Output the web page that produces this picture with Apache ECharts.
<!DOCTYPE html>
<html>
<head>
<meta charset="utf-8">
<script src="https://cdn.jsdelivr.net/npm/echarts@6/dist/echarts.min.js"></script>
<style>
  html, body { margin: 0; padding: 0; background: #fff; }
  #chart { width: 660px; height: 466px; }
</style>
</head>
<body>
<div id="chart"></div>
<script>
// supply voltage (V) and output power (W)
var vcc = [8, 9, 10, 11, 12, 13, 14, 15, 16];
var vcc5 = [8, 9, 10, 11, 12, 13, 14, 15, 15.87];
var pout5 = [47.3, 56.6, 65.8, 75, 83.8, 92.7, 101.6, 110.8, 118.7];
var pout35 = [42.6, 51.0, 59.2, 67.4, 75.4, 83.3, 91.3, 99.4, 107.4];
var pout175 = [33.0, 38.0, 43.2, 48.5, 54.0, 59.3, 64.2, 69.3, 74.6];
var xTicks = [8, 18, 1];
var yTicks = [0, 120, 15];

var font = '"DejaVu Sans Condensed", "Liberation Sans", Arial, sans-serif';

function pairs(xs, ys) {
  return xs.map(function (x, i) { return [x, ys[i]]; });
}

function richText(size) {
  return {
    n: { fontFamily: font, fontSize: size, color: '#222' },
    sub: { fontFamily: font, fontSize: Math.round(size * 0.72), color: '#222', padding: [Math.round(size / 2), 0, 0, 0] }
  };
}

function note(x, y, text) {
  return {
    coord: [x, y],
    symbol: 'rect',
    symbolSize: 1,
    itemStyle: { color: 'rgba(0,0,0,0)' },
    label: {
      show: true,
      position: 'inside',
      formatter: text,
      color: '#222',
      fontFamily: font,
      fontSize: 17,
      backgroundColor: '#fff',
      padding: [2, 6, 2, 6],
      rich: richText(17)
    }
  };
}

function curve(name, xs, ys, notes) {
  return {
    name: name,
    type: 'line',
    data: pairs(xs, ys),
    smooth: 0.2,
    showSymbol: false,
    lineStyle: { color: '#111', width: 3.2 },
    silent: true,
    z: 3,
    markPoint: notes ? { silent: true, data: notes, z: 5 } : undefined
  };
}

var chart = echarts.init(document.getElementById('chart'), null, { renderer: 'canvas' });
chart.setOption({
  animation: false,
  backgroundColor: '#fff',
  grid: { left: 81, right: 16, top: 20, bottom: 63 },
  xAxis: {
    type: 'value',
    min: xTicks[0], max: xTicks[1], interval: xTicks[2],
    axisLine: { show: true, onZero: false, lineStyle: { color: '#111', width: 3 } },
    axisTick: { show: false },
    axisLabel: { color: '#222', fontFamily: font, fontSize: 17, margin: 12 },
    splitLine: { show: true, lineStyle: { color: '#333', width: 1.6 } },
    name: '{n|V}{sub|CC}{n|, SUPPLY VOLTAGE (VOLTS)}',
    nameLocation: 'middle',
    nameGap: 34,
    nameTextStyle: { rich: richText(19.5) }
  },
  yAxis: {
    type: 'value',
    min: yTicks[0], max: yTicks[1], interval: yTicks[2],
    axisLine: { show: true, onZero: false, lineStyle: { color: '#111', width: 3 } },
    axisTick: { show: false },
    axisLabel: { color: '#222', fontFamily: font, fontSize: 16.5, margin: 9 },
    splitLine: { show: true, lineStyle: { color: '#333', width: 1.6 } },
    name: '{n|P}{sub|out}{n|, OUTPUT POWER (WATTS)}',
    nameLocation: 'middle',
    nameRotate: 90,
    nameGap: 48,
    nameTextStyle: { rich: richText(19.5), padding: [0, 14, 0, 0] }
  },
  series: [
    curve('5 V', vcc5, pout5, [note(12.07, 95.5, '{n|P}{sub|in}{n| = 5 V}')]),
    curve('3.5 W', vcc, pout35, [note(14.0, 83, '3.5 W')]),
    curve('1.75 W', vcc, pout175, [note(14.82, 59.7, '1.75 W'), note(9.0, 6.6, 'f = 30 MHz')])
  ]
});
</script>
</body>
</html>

--

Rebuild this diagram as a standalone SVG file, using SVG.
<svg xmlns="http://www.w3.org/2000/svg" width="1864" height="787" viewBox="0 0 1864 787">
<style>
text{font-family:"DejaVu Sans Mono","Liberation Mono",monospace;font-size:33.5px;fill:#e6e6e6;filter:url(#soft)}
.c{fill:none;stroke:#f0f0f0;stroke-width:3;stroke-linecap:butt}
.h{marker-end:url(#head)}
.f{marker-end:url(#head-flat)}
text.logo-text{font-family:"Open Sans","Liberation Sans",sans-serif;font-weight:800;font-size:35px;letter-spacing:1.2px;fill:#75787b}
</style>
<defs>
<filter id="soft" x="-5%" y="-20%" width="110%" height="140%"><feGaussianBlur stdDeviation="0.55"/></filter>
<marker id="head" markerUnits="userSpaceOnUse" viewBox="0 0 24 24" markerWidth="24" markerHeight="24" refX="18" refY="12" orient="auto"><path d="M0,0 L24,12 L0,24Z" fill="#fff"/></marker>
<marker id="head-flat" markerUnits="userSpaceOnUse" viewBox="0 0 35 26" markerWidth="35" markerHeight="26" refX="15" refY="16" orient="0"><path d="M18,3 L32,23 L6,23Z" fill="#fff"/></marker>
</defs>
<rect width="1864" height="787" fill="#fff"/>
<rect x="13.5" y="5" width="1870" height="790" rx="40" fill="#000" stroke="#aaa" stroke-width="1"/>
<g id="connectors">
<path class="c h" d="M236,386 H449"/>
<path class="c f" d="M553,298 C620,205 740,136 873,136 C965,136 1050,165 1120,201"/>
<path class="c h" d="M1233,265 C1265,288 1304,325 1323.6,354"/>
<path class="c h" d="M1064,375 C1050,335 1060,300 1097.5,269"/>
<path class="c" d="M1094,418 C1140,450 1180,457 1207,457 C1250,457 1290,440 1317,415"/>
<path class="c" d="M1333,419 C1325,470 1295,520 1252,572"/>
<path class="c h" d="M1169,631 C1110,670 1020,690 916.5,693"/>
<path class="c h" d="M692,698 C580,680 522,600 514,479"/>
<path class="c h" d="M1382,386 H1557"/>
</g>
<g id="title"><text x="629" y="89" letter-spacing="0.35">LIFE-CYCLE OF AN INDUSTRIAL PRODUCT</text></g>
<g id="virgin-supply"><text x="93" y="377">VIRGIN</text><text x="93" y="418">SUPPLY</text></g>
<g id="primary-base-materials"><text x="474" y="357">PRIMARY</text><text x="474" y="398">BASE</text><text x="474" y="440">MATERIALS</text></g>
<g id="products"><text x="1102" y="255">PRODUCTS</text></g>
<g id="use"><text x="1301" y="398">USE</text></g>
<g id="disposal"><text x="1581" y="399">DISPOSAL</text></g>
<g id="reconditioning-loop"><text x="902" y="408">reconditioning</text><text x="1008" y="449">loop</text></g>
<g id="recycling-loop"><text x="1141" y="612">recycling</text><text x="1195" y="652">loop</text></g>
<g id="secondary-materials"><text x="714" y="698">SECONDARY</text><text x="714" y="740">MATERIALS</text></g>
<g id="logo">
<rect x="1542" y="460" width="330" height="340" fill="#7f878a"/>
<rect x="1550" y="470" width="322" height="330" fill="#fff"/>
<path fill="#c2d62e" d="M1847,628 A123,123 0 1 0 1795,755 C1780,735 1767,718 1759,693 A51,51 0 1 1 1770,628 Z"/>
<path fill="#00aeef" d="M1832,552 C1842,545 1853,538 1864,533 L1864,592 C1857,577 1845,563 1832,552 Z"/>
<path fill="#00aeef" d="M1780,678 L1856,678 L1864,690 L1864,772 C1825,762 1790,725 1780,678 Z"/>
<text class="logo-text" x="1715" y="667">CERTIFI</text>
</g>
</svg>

==

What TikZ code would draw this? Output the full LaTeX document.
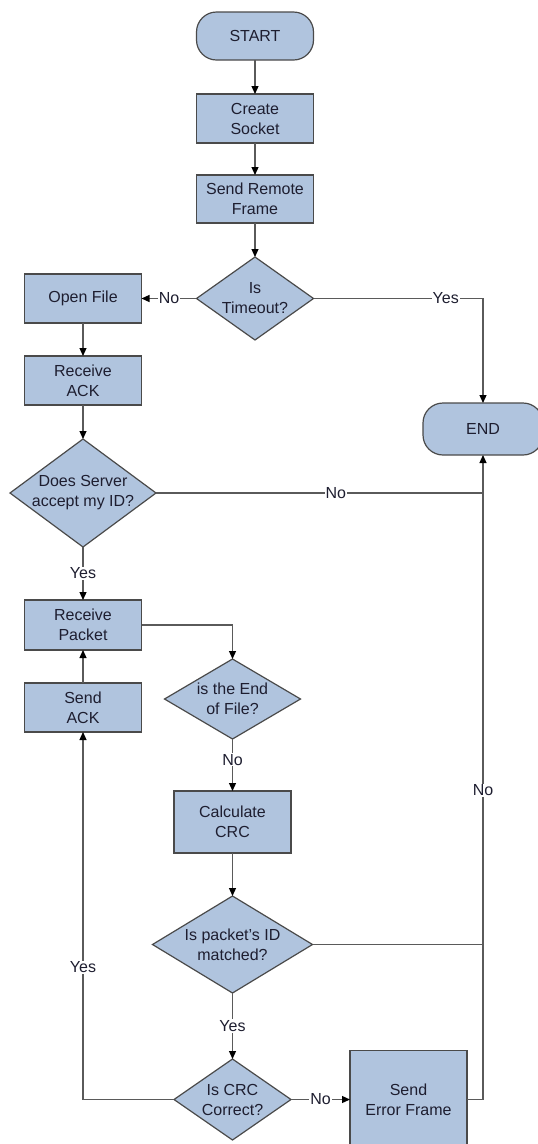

Direction: Go through the lines above. Select every one that has the string "document".

Correct result:
var chart = echarts.init(document.getElementById('chart'), null, { renderer: 'canvas' });
What TikZ code would draw this? Output the full LaTeX document.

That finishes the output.